Maria Lúcia ressalta que em função da globalização, da atual facilidade de
deslocamentos nacionais e internacionais e de fatores políticos, ocorreu o
rápido crescimento da COVID-19 em todo o mundo, em pouquíssimos meses a partir
de desde dezembro de 2019. “Considerando que há um significativo fluxo de moradores
de São Carlos para diversas cidades do país, como São Paulo, Rio de Janeiro,
Brasília e exterior, fez todo sentido terem sido tomadas medidas precoces para
a contenção do número de casos. Mas, em seguida, em todo o país (incluindo São
Carlos), gerou um enorme problema ter sido estimulado por autoridades nacionais
o relaxamento do isolamento social muito antes da hora indicada por
especialistas”, reclama ela.
Segundo ela, ainda temos que nos cuidar muito, visto que dos quase 6 milhões de
casos no mundo, o Brasil (dados de 29/05) já é o segundo país com o maior
número oficial de casos (468.338), atrás apenas dos EUA. “Essa semana fomos
considerados o epicentro da epidemia com o maior número diário de mortes no
mundo, chegando a quase 28 mil mortes registradas no país, sem contar a grande
subnotificação de casos e mortes, visto que é muito pequeno o número de testes
realizados, gerando um retrato ainda irreal da situação dramática que vivemos.

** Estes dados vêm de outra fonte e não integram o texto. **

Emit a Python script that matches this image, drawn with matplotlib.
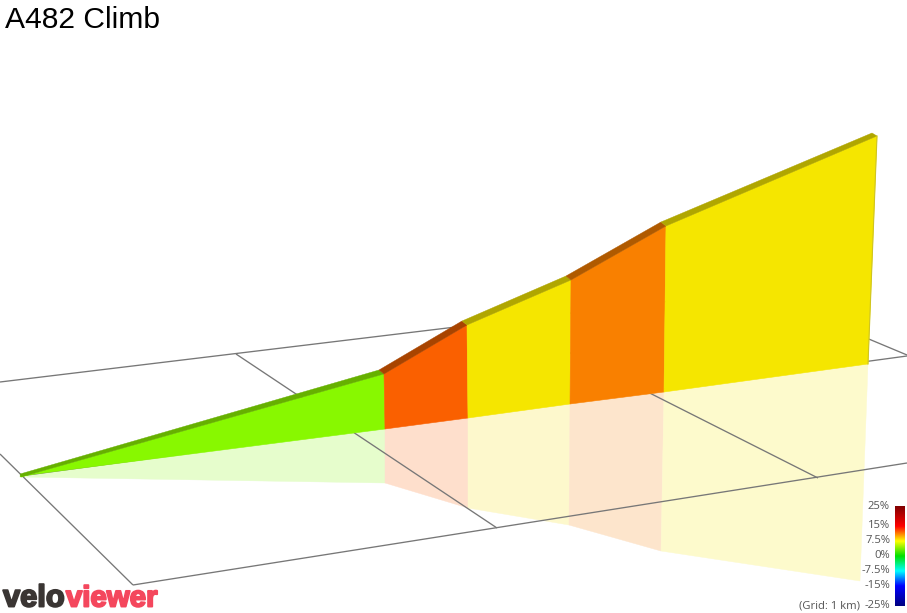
import matplotlib
matplotlib.use("Agg")
import matplotlib.pyplot as plt
import matplotlib.patheffects as pe
import numpy as np
from matplotlib.colors import LinearSegmentedColormap

W, H = 907, 613

# Projected profile of the climb (screen position of each segment boundary)
wall_x = [21, 384, 467, 571, 666, 877]
crest_y = [477, 374, 325, 280, 226, 136]
base_x = [20, 385, 468, 570, 664, 868]
base_y = [476, 429, 418, 404, 392, 364]
ridge_x = [20, 379, 462, 566, 661, 872]
ridge_y = [474, 370, 321, 276, 222, 133]
mirror_x = [20, 385, 468, 569, 661, 860]
mirror_y = [477, 483, 508, 525, 551, 581]

seg_colors = ["#88F800", "#FA6000", "#F5E600", "#F98000", "#F5E600"]
ridge_colors = ["#66B000", "#A84400", "#B0A600", "#B05A00", "#B0A600"]
mirror_colors = ["#E6FDCC", "#FEDFCC", "#FDF8CC", "#FDE5CC", "#FDFACC"]

# Ground grid lines (projected end points)
grid_lines = [
    ((0, 382), (754, 291)),
    ((0, 454), (133, 585)),
    ((133, 585), (907, 463)),
    ((236, 354), (497, 528)),
    ((507, 321), (818, 478)),
    ((754, 291), (907, 355)),
    ((20, 476), (907, 356)),
]

# Colour scale
scale_labels = ["25%", "15%", "7.5%", "0%", "-7.5%", "-15%", "-25%"]
scale_label_y = [506, 525, 540, 555, 570, 585, 605]
scale_stops = [0.0, 0.05, 0.2, 0.35, 0.5, 0.65, 0.8, 0.95, 1.0]
scale_colors = ["#00007F", "#0000A0", "#0000FF", "#00FFFF", "#00E000",
                "#FFFF00", "#FF0000", "#A00000", "#7F0000"]

title = "A482 Climb"
grid_note = "(Grid: 1 km)"

plt.rcParams["font.family"] = ["Liberation Sans", "DejaVu Sans"]
fig = plt.figure(figsize=(W / 100, H / 100), dpi=100)
ax = fig.add_axes([0, 0, 1, 1])
ax.set_xlim(0, W)
ax.set_ylim(H, 0)
ax.axis("off")

for i in range(len(seg_colors)):
    ax.fill([base_x[i], base_x[i + 1], mirror_x[i + 1], mirror_x[i]],
            [base_y[i], base_y[i + 1], mirror_y[i + 1], mirror_y[i]],
            color=mirror_colors[i], lw=0.3, zorder=1)

for a, b in grid_lines:
    ax.plot([a[0], b[0]], [a[1], b[1]], color="#777777", lw=0.95,
            solid_capstyle="butt", zorder=2)

for i in range(len(seg_colors)):
    ax.fill([wall_x[i], wall_x[i + 1], base_x[i + 1], base_x[i]],
            [crest_y[i], crest_y[i + 1], base_y[i + 1], base_y[i]],
            color=seg_colors[i], lw=0.4, zorder=3)
    ax.fill([ridge_x[i], ridge_x[i + 1], wall_x[i + 1], wall_x[i]],
            [ridge_y[i], ridge_y[i + 1], crest_y[i + 1], crest_y[i]],
            color=ridge_colors[i], lw=0.3, zorder=4)

ax.plot([wall_x[-1], base_x[-1]], [crest_y[-1], base_y[-1]],
        color="#CFC420", lw=0.8, zorder=4)

ax.text(5, 28.5, title, fontsize=21.6, color="#000000", ha="left",
        va="baseline", zorder=6)

cmap = LinearSegmentedColormap.from_list("grade", list(zip(scale_stops, scale_colors)))
grad = np.linspace(1, 0, 256).reshape(-1, 1)
ax.imshow(grad, cmap=cmap, extent=(895, 905, 606, 506), aspect="auto",
          vmin=0, vmax=1, zorder=5)
ax.set_xlim(0, W)
ax.set_ylim(H, 0)

small = ["Open Sans", "DejaVu Sans"]
for lab, y in zip(scale_labels, scale_label_y):
    ax.text(890, y + 0.5, lab, fontsize=8.1, color="#555555", ha="right",
            va="center", family=small, zorder=6)
ax.text(860, 605.5, grid_note, fontsize=8.1, color="#555555", ha="right",
        va="center", family=small, zorder=6)

ax.text(3, 606.5, "velo", fontsize=22.2, fontweight="bold", color="#3A3533",
        ha="left", va="baseline", zorder=6,
        path_effects=[pe.withStroke(linewidth=1.4, foreground="#3A3533")])
ax.text(157.5, 606.5, "viewer", fontsize=21.2, fontweight="bold", color="#F4475D",
        ha="right", va="baseline", zorder=6,
        path_effects=[pe.withStroke(linewidth=1.4, foreground="#F4475D")])

fig.savefig("out.png", dpi=100, facecolor="white")
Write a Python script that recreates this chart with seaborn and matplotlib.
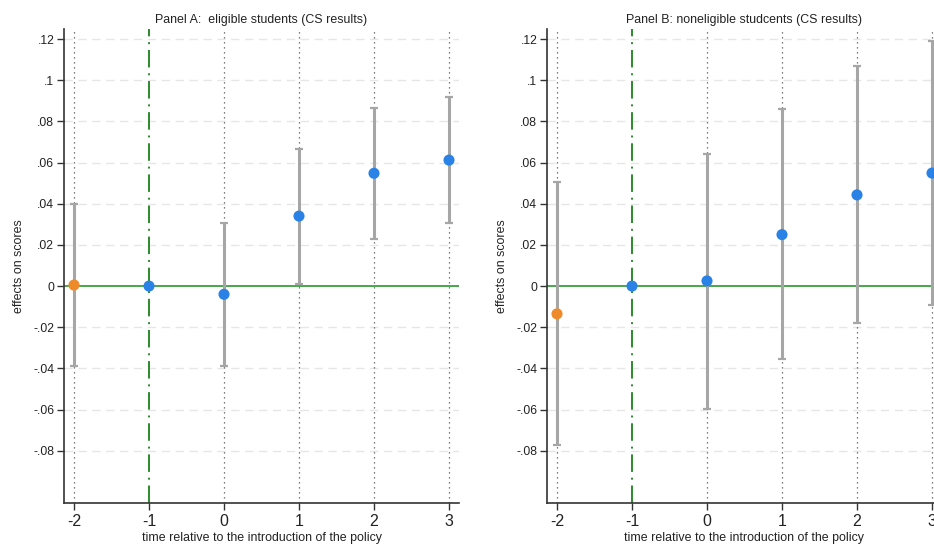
import numpy as np
import pandas as pd
import matplotlib
matplotlib.use("Agg")
import matplotlib.pyplot as plt
import seaborn as sns

# ---- data ----
periods = [-2, -1, 0, 1, 2, 3]
groups = ["pre", "ref", "post", "post", "post", "post"]

a_est = [0.0005, 0.0, -0.0040, 0.0340, 0.0548, 0.0612]
a_lo = [-0.0390, np.nan, -0.0390, 0.0012, 0.0230, 0.0308]
a_hi = [0.0398, np.nan, 0.0308, 0.0665, 0.0865, 0.0920]

b_est = [-0.0135, 0.0, 0.0025, 0.0250, 0.0443, 0.0549]
b_lo = [-0.0770, np.nan, -0.0595, -0.0355, -0.0180, -0.0092]
b_hi = [0.0505, np.nan, 0.0640, 0.0862, 0.1069, 0.1190]

titles = ["Panel A:  eligible students (CS results)",
          "Panel B: noneligible studcents (CS results)"]
xlabel = "time relative to the introduction of the policy"
ylabel = "effects on scores"
yticks = [-0.08, -0.06, -0.04, -0.02, 0.0, 0.02, 0.04, 0.06, 0.08, 0.10, 0.12]
ytick_labels = ["-.08", "-.06", "-.04", "-.02", "0", ".02", ".04", ".06", ".08", ".1", ".12"]
xtick_labels = ["-2", "-1", "0", "1", "2", "3"]

palette = {"pre": "#ee8a2a", "ref": "#2b82e6", "post": "#2b82e6"}

sns.set_theme(style="white")
plt.rcParams["font.family"] = ["Liberation Sans", "DejaVu Sans"]

W, H = 934, 547
fig = plt.figure(figsize=(W / 100, H / 100), dpi=100)
fig.patch.set_facecolor("white")

def px_axes(left, top, right, bottom):
    return fig.add_axes([left / W, 1 - bottom / H, (right - left) / W, (bottom - top) / H])

axA = px_axes(64, 29, 459, 503)
axB = px_axes(547, 29, 942, 503)

def draw(ax, est, lo, hi, title):
    df = pd.DataFrame({"period": periods, "est": est, "lo": lo, "hi": hi, "group": groups})
    ax.set_facecolor("white")
    # horizontal dashed grid
    for y in yticks:
        if y != 0:
            ax.axhline(y, color="#e6e6e6", lw=1.0, ls=(0, (6, 4)), zorder=0)
    # vertical dotted lines
    for x in periods:
        if x != -1:
            ax.axvline(x, color="#555555", lw=0.9, ls=(0, (1, 3)), zorder=1)
    ax.axvline(-1, color="#2b8a2b", lw=1.4, ls=(0, (9, 3, 1, 3)), zorder=1)
    ax.axhline(0, color="#3aa03a", lw=1.3, zorder=2)
    ci = df.dropna()
    ax.errorbar(ci["period"], ci["est"],
                yerr=[ci["est"] - ci["lo"], ci["hi"] - ci["est"]],
                fmt="none", ecolor="#a6a6a6", elinewidth=2.2, capsize=2.6,
                capthick=1.6, zorder=3)
    sns.scatterplot(data=df, x="period", y="est", hue="group", palette=palette,
                    s=64, edgecolor="none", linewidth=0, legend=False, ax=ax, zorder=4)
    ax.set_xlim(-2 - 10 / 75, 3 + 10 / 75)
    ax.set_ylim(-0.1054, 0.1249)
    ax.set_xticks(periods)
    ax.set_xticklabels(xtick_labels, fontsize=11.5, color="#222222")
    ax.set_yticks(yticks)
    ax.set_yticklabels(ytick_labels, fontsize=8.7, color="#222222")
    ax.tick_params(axis="both", which="both", bottom=True, left=True,
                   direction="out", length=5, width=1, color="#333333")
    ax.tick_params(axis="y", pad=2)
    ax.tick_params(axis="x", pad=3)
    for s in ["top", "right"]:
        ax.spines[s].set_visible(False)
    for s in ["left", "bottom"]:
        ax.spines[s].set_color("#333333")
        ax.spines[s].set_linewidth(1.2)
    ax.set_xlabel(xlabel, fontsize=8.9, color="#222222", labelpad=2)
    ax.set_ylabel(ylabel, fontsize=8.9, color="#222222", labelpad=6)
    ax.set_title(title, fontsize=8.9, color="#222222", pad=4)

draw(axA, a_est, a_lo, a_hi, titles[0])
draw(axB, b_est, b_lo, b_hi, titles[1])

fig.savefig("out.png", dpi=100, facecolor="white")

E temos perspectiva de agravamento com a interiorização da epidemia e o colapso
do sistema de saúde em algumas cidades/regiões, também decorrente do escasso e
crônico investimento público em saúde em termos de percentual do PIB, agravado
pelo prejuízo de mais de 20 bilhões de reais para o SUS nos últimos anos, após
a emenda do ‘teto de gastos’ (EC-95/2016) ”, comenta.
Por outro lado, ela destaca algumas medidas importantes foram tomadas pelo
poder público de São Carlos, como as tratativas para a ampliação do número de
leitos de enfermaria e UTI (Santa Casa e HU/UFSCar), criação de Comitês,
preparo inicial de hospital de campanha. “Mas, mesmo com a situação
razoavelmente sob controle é fundamental agora não haver descuido (justamente
quando o Brasil se encontra em crescimento acelerado da pandemia). Por isso,
preocupa bastante a flexibilização na abertura de setores do comércio ocorrer
quando o número de casos na cidade praticamente havia dobrado em 10 dias (de 17
até 27/05). Só medidas de isolamento social podem garantir em São Carlos o que
todos queremos, uma curva mais achatada do número de casos (em dados de ontem,
01/06, são 157 casos notificados, mas sabemos por estudos científicos que é
maior o número real), para que o sistema de saúde possa dar respostas
eficientes, principalmente evitando um aumento expressivo no número de óbitos”.
A sanitarista ressalta que a vida não pode ser relativizada. “Não podemos
aceitar negacionismo da ciência, nem argumentos econômicos que nos levem a mais
perdas humanas. Temos sim que defender e fortalecer o SUS, do qual a maior
parte da população depende; criar e cobrar estratégias que garantam o
isolamento social pelo tempo que for necessário, bem como, reforçarmos a
Campanha de regulação em fila única de leitos públicos e privados, promovida
por várias entidades da área, chamada Vidas iguais e leitos para todos”.